SPADE diffusion model tackles offline design optimization without new experiments
A new arXiv preprint introduces SPADE, a diffusion-based surrogate model that uses support-proximity regularization and calibrated moment matching to optimize designs from static datasets without running new experiments.
SPADE (Support-Proximity Augmented Diffusion Estimation) is a forward surrogate modeling framework addressing offline black-box optimization—the challenge of finding high-scoring designs using only a fixed dataset, with no ability to test new candidates. The method models the forward likelihood p(y|x) as a diffusion process, then adds two components tailored for optimization: a Calibrated Diffusion Estimation module that enforces global consistency in statistical moments and pairwise rankings, and a Support-Proximity Regularization mechanism that uses k-nearest-neighbor density estimation to keep proposed designs close to the data manifold. The authors prove their regularization is first-order equivalent to maximizing a Bayesian posterior with a valid design prior, bridging the gap between generative modeling and constrained optimization.

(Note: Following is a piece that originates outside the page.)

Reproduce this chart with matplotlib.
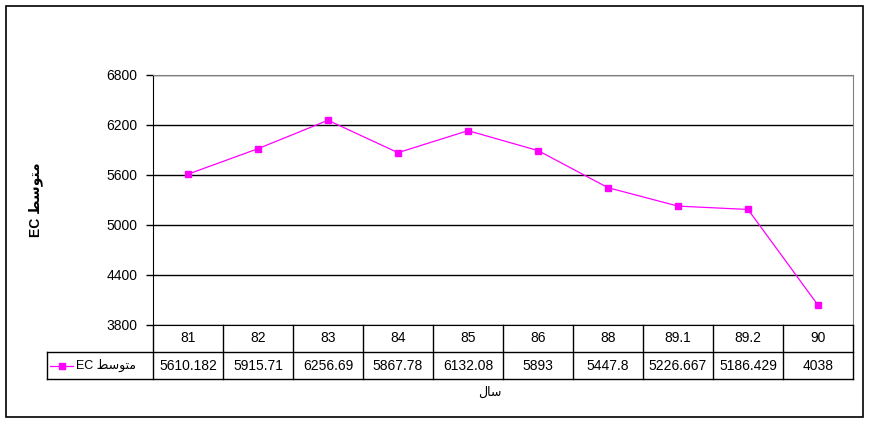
import matplotlib.pyplot as plt
from matplotlib.patches import Rectangle
from matplotlib.lines import Line2D

plt.rcParams['font.family'] = ['Liberation Sans', 'DejaVu Sans']

# data
years = ['81', '82', '83', '84', '85', '86', '88', '89.1', '89.2', '90']
ec_mean = [5610.182, 5915.71, 6256.69, 5867.78, 6132.08, 5893, 5447.8, 5226.667, 5186.429, 4038]
ec_text = ['5610.182', '5915.71', '6256.69', '5867.78', '6132.08', '5893', '5447.8', '5226.667', '5186.429', '4038']
yticks = [3800, 4400, 5000, 5600, 6200, 6800]

# arabic written in presentation forms, visual order (matplotlib has no shaping)
motavaset = '\uFEC2\uFEB3\uFEEE\uFE98\uFEE3'   # متوسط
saal = '\uFEDD\uFE8E\uFEB3'                     # سال
series_name = 'EC ' + motavaset

W, H = 871, 426
fig = plt.figure(figsize=(W / 100, H / 100), dpi=100)

def fx(px):
    return px / W

def fy(py):
    return 1 - py / H

# outer frame
fig.patches.append(Rectangle((fx(6), fy(417)), fx(863) - fx(6), fy(6) - fy(417),
                             transform=fig.transFigure, fill=False, ec='black', lw=1.2))

L, R, T, B = 153, 853, 75, 325
ax = fig.add_axes([fx(L), fy(B), fx(R) - fx(L), fy(T) - fy(B)])
x = list(range(len(years)))
ax.plot(x, ec_mean, color='#FF00FF', lw=0.9, marker='s', ms=5, mec='#FF00FF', mfc='#FF00FF')
ax.set_xlim(-0.5, len(years) - 0.5)
ax.set_ylim(3800, 6800)
ax.set_yticks(yticks)
ax.set_yticklabels([str(t) for t in yticks], fontsize=10)
ax.set_xticks([])
ax.yaxis.grid(True, color='black', lw=1)
ax.tick_params(axis='y', length=5, width=1, color='black', pad=6)
ax.spines['left'].set_color('black')
ax.spines['bottom'].set_color('black')
ax.spines['top'].set_color('#808080')
ax.spines['right'].set_color('#808080')
ax.set_ylabel(series_name, fontsize=10, fontweight='bold', labelpad=46)

# data table under the plot
TL, TB = 47, 379
cw = (R - L) / len(years)
lab_w = (L - TL) / cw
tax = fig.add_axes([fx(TL), fy(TB), fx(R) - fx(TL), fy(B) - fy(TB)])
tax.set_xlim(-0.5 - lab_w, len(years) - 0.5)
tax.set_ylim(0, 2)
tax.axis('off')
lk = dict(color='black', lw=1, clip_on=False)
tax.plot([-0.5 - lab_w, len(years) - 0.5], [0, 0], **lk)
tax.plot([-0.5 - lab_w, len(years) - 0.5], [1, 1], **lk)
tax.plot([-0.5 - lab_w, -0.5 - lab_w], [0, 1], **lk)
for i in range(len(years) + 1):
    tax.plot([i - 0.5, i - 0.5], [0, 2], **lk)
for i, (yr, v) in enumerate(zip(years, ec_text)):
    tax.text(i, 1.5, yr, ha='center', va='center', fontsize=10)
    tax.text(i, 0.5, v, ha='center', va='center', fontsize=10)
# legend key + series name in row header
kx0 = -0.5 - lab_w + 0.05
tax.add_line(Line2D([kx0, kx0 + 0.32], [0.5, 0.5], color='#FF00FF', lw=0.9))
tax.plot([kx0 + 0.16], [0.5], marker='s', ms=5, color='#FF00FF')
tax.text(kx0 + 0.36, 0.5, series_name, ha='left', va='center', fontsize=9)

fig.text(fx(490), fy(392), saal, ha='center', va='center', fontsize=9,
         family=['DejaVu Sans'])

fig.savefig('out.png', dpi=100)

Existing methods split into inverse approaches—which map scores back to designs but struggle with ill-posed inversions—and forward approaches that model p(y|x) directly but often lack the distributional expressivity to quantify uncertainty. SPADE sidesteps both pitfalls by treating the forward model as a conditional generative process, inheriting diffusion models' ability to capture complex distributions while adding explicit constraints to prevent out-of-distribution extrapolation. The preprint reports state-of-the-art results across Design-Bench tasks and an LLM data mixture optimization benchmark, posted to arXiv on May 13, 2026.